Crossroads Children’s Mental Health Centre (CCMHC) works with Ottawa children up to the age of 12 and their families. They develop and deliver a wide range of mental health services to help children and families struggling with severe and complex emotional, behavioural, and social challenges. CCMHC employs a diverse team of professionals who deliver treatment to children and their families. There are ongoing efforts to ensure that staff is representative and culturally sensitive of the diversity of the community.
Committing to diversity, inclusion, equity, and anti-racism
CCMHC has been building out training to support the cultural competence of staff and ensuring that the services that are delivered to children and families are inclusive, culturally relevant, and respectful of the diversity of clients in the community. The organization offers specialized training for all employees related to cultural competence and members of the leadership team have participated and successfully completed HIO’s Cross-Cultural Competency Training.
Across the organization, policies have been revitalized to include diversity and inclusion as a key component of operations, from HR to programming and interventions for clients. In response to a heightened awareness of racism in the community and globally, and an understanding of the intergenerational trauma of racism and oppression on young people and families in Ottawa, CCMHC reviewed existing institutional practices and committed to do more to provide support and services that are empathic and inclusive of diverse clients.
The staff-led I-DARE group, which stands for Inclusivity, Diversity, Anti-Racism and Equity, was developed. This group is open to the entire organization, with weekly meetings designed to bring diverse voices to the table, maintain momentum and move issues forward quickly. There is a core group of participants in the I-DARE group who represent direct service staff, as well as members of the leadership team. The I-DARE group has been instrumental in guiding the principles, commitments, and actions of the CCMHC. This includes an anti-racism positioning statement with five specific actions that CCMHC has committed to:
- Focus on reducing all inequities in the provision of mental health services and working within an anti-racism and anti-oppression framework, with explicit recognition of the unique needs of specific populations including, but not limited to, immigrant, refugee, ethnocultural and racialized infants, children, and families, including children who identify as trans and queer;
- Enhance professional partnerships with BIPOC communities in Ottawa;
- Advocate as allies for all those experiencing institutional and structural racism and social inequalities;
- Explore and improve agency policies and procedures to protect against the impact of institutional and systemic racism;
- Provide all CCMHC employees with resources to increase their awareness of racist beliefs, racial bias and oppression; naming and calling out prejudice wherever it is seen.

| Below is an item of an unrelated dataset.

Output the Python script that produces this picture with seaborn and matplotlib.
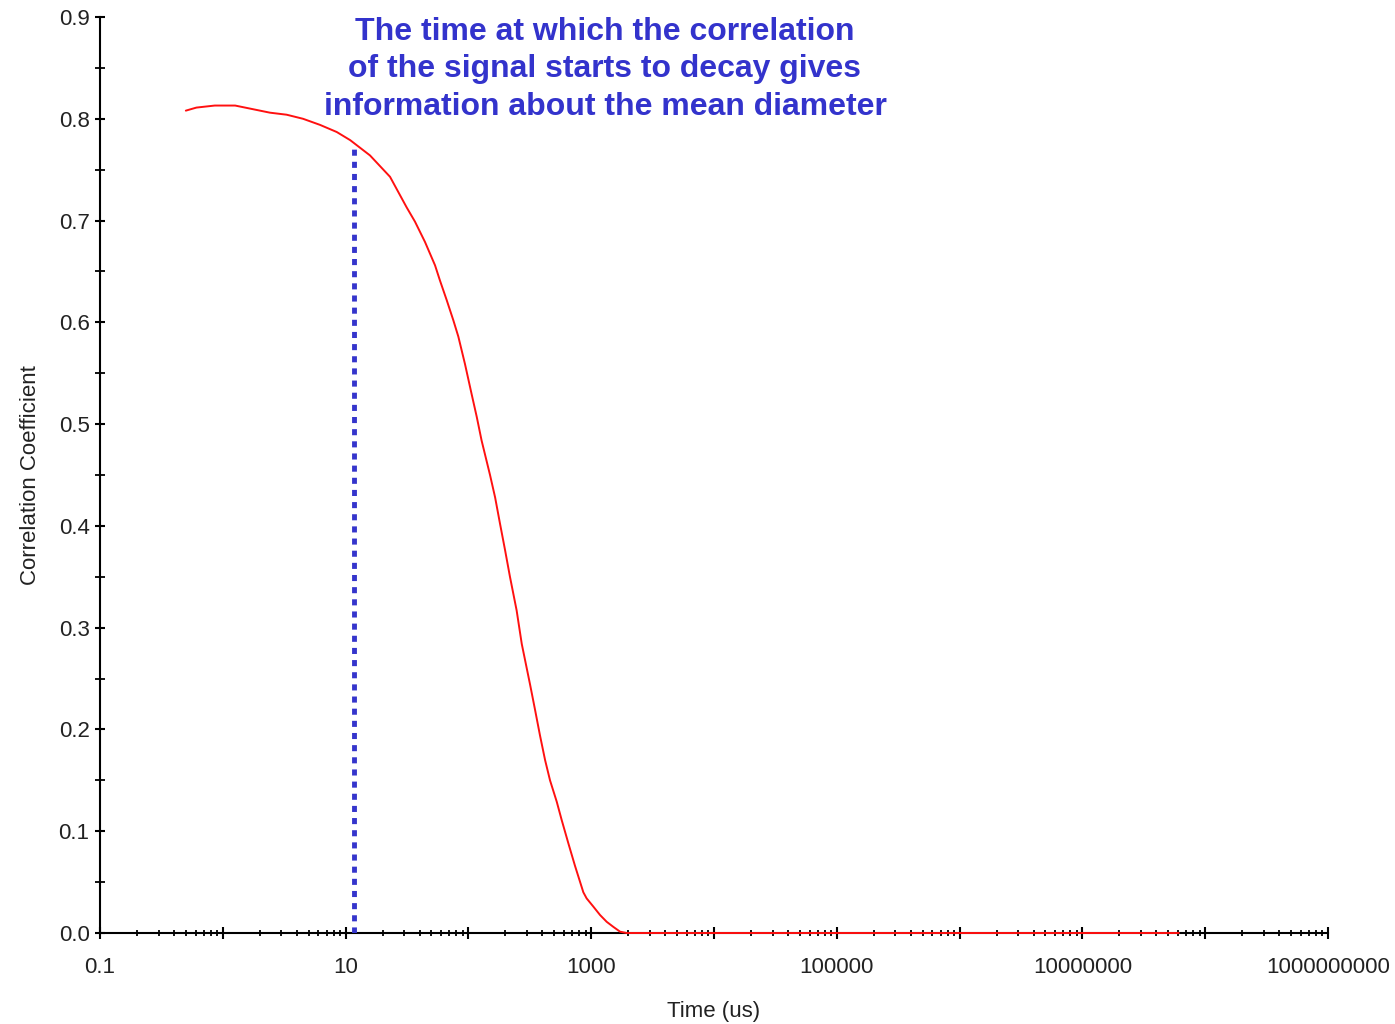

According to Michael Hone, Executive Director of CCMHC, “the work that is getting done in the I-Dare committee is simply quite amazing. This group of employees is committed to change and will be instrumental in improving CCMHC’s capacity to meet the cultural needs of children and families in the Ottawa area.”
Strategies to recruit diverse applicants
CCMHC has been involved with the Internationally Trained Professionals Program (ITP) at the Pinecrest Queensway Community Health Centre and with the Ottawa Local Immigrant Partnership. Through this partnership, CCMHC has been able to adjust hiring practices to use hiring channels that attract a workforce that is more representative of Ottawa’s diverse community. Learning from HIO’s Cross-Cultural Competency training has supported the HR team to strengthen understanding and awareness of cultural differences and mitigate biases in the recruitment and evaluation process. CCMHC has become more intentional in who is hired, looking not only at merit, but considering how diversity of experience and a more diverse staff can be an asset to the organization.